§ **WRITTEN PROBLEM**
Read the listing below and copy out every line that holds "script".

◆ ◆ ◆ ◆ ◆ ◆ ◆

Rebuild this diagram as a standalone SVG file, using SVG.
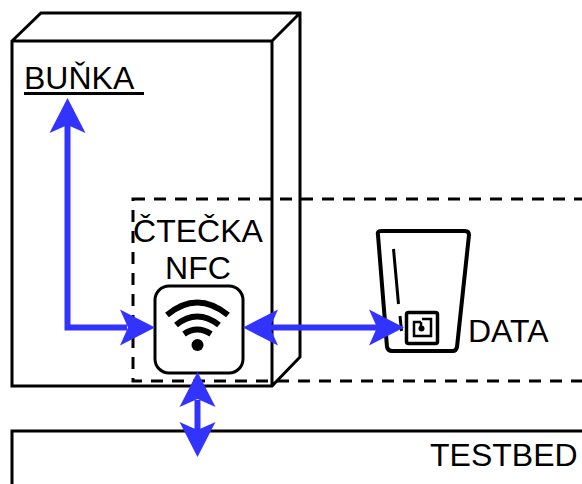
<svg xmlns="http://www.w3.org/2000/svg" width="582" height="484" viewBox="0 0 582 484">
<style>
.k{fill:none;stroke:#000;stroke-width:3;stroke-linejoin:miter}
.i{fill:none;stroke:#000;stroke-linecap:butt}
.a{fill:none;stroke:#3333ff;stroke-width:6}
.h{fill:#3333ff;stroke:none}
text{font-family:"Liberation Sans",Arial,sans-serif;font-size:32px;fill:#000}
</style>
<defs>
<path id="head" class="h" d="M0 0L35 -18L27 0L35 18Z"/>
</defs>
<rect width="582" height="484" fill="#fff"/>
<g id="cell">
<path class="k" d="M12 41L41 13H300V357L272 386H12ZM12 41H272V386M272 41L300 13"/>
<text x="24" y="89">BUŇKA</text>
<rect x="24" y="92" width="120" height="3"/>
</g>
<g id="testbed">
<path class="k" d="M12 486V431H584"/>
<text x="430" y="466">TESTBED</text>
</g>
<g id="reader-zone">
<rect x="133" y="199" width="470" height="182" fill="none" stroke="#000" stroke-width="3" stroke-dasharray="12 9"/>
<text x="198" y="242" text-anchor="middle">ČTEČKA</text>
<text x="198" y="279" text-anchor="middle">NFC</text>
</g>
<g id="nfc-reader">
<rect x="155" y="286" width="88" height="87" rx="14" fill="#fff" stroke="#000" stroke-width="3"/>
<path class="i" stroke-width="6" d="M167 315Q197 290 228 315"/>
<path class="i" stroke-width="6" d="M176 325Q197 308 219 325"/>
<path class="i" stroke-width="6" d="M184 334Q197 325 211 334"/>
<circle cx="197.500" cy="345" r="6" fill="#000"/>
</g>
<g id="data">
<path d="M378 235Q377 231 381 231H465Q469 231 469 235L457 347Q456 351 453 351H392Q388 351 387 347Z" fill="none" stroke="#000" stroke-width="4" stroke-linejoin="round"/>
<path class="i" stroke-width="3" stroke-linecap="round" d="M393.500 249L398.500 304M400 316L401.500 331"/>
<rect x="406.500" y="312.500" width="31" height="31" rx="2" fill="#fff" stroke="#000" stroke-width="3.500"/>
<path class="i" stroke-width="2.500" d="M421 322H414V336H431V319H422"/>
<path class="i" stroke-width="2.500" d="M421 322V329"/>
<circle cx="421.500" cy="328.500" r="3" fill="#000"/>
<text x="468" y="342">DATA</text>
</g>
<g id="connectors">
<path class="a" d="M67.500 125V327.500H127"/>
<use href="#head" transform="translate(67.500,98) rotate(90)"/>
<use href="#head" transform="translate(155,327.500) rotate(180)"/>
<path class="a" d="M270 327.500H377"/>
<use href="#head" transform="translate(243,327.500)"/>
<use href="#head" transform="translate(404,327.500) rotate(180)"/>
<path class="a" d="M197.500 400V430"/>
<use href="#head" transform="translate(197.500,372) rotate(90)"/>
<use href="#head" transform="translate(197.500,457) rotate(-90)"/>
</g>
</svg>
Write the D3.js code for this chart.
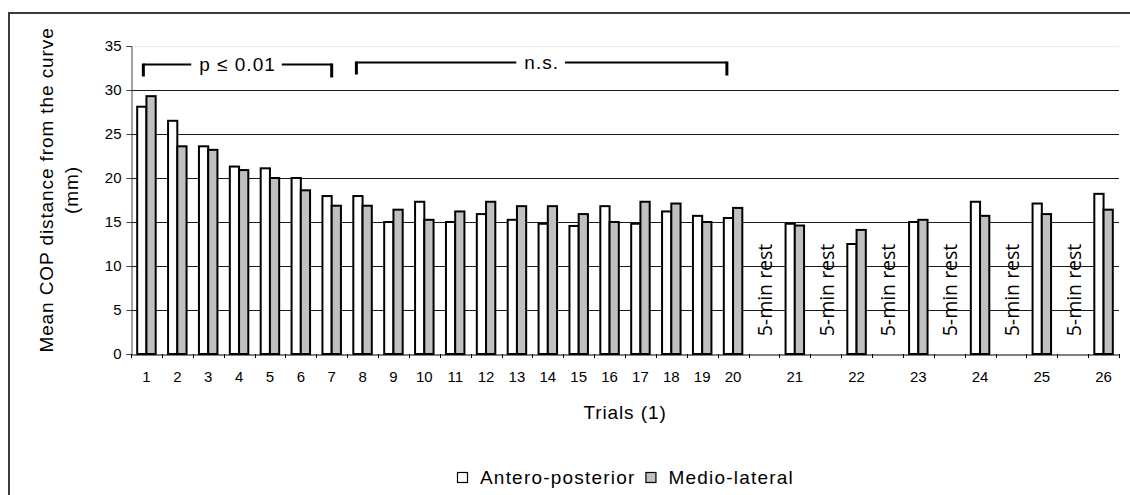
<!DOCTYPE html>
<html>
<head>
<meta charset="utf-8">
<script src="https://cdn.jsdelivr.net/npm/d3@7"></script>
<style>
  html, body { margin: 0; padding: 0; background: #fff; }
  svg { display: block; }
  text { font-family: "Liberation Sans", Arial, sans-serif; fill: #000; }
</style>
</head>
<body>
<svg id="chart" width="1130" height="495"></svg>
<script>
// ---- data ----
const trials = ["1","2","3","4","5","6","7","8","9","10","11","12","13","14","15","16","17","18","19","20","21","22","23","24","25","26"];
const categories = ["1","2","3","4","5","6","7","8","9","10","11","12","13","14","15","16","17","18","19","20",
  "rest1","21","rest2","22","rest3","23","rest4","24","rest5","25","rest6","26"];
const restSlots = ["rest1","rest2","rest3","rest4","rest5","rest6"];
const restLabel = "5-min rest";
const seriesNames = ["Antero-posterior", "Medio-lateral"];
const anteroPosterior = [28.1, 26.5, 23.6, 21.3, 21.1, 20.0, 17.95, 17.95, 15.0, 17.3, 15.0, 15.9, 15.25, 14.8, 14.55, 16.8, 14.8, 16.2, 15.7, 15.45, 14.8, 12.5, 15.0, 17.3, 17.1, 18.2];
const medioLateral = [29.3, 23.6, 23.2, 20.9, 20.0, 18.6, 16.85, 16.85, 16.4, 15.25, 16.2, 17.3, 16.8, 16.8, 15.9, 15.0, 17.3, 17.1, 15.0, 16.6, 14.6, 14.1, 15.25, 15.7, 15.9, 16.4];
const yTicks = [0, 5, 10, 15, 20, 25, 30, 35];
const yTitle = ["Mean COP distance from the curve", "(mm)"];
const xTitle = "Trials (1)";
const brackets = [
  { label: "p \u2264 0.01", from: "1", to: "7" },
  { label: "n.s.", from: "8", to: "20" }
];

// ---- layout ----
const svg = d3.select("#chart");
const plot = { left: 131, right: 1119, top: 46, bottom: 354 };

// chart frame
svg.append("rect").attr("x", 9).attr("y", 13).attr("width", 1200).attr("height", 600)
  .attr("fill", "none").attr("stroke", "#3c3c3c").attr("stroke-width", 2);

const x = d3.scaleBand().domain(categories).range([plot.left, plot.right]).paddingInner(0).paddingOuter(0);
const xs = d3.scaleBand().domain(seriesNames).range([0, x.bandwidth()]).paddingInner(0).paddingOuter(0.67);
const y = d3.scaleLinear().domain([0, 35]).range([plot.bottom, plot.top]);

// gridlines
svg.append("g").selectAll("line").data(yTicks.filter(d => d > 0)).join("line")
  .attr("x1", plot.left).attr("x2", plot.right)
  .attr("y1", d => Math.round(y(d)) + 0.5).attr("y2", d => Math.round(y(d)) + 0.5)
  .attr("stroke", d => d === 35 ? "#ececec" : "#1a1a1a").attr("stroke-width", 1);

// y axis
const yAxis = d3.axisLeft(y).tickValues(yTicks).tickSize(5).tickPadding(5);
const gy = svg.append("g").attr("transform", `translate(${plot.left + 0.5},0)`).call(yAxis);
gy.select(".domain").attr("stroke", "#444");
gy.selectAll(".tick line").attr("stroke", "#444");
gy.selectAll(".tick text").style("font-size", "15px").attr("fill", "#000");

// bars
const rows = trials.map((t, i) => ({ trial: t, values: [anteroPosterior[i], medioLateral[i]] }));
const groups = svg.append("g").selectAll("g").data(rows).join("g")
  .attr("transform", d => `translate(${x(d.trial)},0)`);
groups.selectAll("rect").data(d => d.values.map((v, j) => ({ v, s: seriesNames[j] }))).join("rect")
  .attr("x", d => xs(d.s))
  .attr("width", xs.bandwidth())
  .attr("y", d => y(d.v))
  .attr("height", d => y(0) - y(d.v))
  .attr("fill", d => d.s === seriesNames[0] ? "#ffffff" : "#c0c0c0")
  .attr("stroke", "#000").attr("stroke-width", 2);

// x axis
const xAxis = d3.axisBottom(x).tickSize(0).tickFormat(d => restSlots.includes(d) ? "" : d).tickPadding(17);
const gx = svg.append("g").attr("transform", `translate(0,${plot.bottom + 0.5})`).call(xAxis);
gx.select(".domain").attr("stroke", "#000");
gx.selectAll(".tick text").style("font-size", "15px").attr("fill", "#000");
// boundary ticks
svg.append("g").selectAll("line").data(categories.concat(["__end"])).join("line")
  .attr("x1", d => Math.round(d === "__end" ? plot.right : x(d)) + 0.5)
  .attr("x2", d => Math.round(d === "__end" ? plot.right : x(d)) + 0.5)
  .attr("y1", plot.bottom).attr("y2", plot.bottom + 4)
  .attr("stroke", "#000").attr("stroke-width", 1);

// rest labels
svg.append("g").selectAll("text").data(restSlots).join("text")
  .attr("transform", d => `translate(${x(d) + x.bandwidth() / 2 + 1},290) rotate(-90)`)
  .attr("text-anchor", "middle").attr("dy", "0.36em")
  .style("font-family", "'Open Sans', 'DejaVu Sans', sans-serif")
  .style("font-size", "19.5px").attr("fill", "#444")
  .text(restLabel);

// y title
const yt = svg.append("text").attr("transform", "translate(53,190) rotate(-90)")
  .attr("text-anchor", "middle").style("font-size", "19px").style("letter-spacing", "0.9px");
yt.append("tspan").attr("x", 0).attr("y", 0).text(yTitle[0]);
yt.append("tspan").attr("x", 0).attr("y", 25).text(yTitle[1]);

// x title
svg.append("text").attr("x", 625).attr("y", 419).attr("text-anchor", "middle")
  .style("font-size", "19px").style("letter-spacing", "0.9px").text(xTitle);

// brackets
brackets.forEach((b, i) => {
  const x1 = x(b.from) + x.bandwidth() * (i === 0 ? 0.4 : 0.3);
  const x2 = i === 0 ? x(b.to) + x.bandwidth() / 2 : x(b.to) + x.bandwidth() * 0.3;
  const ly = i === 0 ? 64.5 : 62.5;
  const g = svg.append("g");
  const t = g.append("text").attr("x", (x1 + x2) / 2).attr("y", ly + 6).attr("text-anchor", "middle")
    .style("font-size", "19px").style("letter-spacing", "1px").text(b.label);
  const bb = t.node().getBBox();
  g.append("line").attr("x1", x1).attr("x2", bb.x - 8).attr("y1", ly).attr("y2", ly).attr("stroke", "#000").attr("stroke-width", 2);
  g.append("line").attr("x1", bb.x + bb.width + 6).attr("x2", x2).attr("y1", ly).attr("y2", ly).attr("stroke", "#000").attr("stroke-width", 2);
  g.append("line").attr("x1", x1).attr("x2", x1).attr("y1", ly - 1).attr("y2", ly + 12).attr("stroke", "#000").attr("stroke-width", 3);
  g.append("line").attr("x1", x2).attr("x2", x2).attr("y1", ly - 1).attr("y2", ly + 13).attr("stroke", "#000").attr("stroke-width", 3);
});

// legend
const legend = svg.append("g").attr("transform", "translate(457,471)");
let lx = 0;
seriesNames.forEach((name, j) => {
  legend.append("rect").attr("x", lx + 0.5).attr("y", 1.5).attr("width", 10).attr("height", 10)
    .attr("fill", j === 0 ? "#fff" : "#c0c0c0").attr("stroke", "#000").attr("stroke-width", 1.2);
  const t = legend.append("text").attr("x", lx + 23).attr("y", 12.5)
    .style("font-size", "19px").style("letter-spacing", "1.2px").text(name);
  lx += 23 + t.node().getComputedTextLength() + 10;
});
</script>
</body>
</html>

◆ ◆ ◆ ◆ ◆ ◆ ◆

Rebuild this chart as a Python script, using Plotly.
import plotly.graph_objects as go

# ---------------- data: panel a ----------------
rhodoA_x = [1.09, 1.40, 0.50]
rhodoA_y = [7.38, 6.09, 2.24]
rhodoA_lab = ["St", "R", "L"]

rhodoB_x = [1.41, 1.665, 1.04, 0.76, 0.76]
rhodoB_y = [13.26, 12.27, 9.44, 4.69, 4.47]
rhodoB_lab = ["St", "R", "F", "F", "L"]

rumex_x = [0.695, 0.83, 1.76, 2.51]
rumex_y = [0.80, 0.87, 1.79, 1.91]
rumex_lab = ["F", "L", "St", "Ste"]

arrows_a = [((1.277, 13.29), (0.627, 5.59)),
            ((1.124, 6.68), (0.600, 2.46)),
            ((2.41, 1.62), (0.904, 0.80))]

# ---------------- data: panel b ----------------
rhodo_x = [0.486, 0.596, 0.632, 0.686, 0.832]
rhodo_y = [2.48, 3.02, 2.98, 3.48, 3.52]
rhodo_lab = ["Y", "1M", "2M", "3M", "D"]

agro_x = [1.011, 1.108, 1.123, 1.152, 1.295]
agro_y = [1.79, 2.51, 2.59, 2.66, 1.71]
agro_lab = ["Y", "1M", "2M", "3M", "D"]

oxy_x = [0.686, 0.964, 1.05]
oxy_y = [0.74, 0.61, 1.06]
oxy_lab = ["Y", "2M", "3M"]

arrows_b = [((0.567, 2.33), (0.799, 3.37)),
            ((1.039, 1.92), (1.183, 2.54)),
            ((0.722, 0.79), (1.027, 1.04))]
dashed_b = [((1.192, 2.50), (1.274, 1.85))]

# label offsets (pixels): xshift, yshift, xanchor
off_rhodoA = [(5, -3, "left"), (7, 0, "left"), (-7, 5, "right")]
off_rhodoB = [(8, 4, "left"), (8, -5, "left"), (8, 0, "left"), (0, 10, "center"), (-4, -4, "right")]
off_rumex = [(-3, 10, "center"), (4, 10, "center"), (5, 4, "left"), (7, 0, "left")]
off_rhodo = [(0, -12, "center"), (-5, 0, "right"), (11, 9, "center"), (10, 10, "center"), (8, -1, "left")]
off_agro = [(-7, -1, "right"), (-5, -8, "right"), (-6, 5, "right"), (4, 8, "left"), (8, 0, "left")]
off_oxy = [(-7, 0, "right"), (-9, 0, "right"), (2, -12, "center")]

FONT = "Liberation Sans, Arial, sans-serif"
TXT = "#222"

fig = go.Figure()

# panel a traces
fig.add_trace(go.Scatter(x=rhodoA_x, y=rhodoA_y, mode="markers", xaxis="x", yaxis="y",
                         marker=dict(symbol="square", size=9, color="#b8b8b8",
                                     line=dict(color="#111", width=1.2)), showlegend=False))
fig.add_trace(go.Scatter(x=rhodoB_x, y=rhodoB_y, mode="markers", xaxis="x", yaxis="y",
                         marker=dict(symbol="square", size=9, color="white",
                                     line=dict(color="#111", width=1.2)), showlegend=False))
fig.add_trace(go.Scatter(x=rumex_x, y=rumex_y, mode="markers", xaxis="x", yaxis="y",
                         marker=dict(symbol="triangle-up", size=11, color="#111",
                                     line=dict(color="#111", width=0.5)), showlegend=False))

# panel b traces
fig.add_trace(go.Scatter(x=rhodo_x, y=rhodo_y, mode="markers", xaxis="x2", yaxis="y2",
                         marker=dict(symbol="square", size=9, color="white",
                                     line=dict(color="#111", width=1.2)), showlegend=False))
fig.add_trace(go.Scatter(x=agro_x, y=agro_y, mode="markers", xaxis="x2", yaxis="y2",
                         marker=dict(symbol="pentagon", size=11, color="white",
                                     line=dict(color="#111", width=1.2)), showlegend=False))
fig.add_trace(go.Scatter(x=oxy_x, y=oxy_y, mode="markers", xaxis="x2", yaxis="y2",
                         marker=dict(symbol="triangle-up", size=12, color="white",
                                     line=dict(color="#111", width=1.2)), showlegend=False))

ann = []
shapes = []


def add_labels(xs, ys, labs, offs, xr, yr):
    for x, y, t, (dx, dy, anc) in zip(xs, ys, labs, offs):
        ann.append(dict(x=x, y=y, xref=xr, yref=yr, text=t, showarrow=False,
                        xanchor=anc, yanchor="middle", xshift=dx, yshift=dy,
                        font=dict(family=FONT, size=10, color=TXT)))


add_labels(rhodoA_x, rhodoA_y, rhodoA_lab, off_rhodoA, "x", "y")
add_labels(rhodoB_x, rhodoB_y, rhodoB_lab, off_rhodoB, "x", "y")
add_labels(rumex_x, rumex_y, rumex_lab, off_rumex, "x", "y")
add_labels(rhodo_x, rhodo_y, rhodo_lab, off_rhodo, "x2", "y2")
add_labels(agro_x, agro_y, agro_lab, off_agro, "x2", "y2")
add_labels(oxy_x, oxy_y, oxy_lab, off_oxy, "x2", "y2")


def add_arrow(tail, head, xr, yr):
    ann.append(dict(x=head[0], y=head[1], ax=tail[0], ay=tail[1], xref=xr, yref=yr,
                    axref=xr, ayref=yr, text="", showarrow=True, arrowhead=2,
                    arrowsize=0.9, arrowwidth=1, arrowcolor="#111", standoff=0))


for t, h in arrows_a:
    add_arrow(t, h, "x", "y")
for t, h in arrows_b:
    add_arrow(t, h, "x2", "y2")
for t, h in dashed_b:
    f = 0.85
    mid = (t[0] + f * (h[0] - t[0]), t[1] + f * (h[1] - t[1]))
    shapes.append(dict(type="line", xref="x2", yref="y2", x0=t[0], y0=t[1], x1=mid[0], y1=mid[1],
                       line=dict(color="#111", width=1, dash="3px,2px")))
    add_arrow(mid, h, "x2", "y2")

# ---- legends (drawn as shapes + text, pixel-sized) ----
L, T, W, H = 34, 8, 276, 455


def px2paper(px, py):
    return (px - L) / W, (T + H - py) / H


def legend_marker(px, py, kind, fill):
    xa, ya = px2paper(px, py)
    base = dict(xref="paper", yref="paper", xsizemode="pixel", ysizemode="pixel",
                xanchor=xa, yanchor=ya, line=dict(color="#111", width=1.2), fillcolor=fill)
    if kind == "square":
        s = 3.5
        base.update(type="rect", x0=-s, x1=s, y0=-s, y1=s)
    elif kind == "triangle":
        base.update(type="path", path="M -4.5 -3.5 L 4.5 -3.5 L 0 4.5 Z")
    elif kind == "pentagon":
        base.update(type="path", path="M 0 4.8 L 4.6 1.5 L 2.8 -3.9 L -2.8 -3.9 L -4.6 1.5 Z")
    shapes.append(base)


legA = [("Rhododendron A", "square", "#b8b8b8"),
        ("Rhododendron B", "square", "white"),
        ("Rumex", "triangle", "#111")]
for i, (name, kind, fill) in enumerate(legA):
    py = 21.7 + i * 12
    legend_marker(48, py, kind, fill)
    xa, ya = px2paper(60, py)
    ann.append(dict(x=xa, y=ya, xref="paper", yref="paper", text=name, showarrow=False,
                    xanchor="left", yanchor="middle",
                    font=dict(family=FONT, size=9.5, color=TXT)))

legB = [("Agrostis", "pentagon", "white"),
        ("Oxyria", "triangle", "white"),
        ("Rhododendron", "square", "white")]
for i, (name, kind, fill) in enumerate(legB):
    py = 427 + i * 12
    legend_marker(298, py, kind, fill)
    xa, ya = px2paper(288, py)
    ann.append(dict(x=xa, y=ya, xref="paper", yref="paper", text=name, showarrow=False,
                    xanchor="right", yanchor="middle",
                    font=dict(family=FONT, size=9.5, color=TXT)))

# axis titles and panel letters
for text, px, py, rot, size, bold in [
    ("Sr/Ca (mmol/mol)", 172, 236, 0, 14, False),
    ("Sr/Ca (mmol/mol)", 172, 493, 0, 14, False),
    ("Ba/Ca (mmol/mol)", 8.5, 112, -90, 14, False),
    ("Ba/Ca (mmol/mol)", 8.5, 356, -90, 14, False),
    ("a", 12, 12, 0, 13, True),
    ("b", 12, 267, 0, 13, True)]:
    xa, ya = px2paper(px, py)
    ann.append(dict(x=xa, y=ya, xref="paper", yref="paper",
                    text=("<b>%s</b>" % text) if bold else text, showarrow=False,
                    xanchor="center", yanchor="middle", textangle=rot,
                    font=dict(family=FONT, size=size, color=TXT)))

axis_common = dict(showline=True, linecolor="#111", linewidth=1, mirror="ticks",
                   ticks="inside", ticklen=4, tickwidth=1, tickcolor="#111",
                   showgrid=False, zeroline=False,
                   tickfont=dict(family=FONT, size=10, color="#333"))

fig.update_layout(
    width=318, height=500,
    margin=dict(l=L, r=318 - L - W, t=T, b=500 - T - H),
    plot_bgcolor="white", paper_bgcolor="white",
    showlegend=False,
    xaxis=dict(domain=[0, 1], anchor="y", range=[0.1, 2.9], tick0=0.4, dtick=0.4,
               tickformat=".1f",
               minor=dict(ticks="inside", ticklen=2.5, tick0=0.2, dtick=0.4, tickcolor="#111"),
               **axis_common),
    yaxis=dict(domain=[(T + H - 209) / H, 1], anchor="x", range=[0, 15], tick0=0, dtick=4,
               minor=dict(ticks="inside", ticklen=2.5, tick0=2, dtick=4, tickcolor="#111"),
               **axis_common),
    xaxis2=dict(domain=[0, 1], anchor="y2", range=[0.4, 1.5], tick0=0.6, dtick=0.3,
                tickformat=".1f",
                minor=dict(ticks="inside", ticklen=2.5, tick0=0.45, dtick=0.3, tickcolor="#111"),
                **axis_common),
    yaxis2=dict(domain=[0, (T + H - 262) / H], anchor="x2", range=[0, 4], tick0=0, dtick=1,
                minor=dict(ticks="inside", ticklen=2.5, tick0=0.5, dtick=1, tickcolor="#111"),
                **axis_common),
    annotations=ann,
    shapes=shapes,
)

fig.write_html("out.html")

◆ ◆ ◆ ◆ ◆ ◆ ◆

§ **CORRECT RESPONSE**
<script src="https://cdn.jsdelivr.net/npm/d3@7"></script>
<script>
</script>
Rebuild this chart as a Python script, using Plotly.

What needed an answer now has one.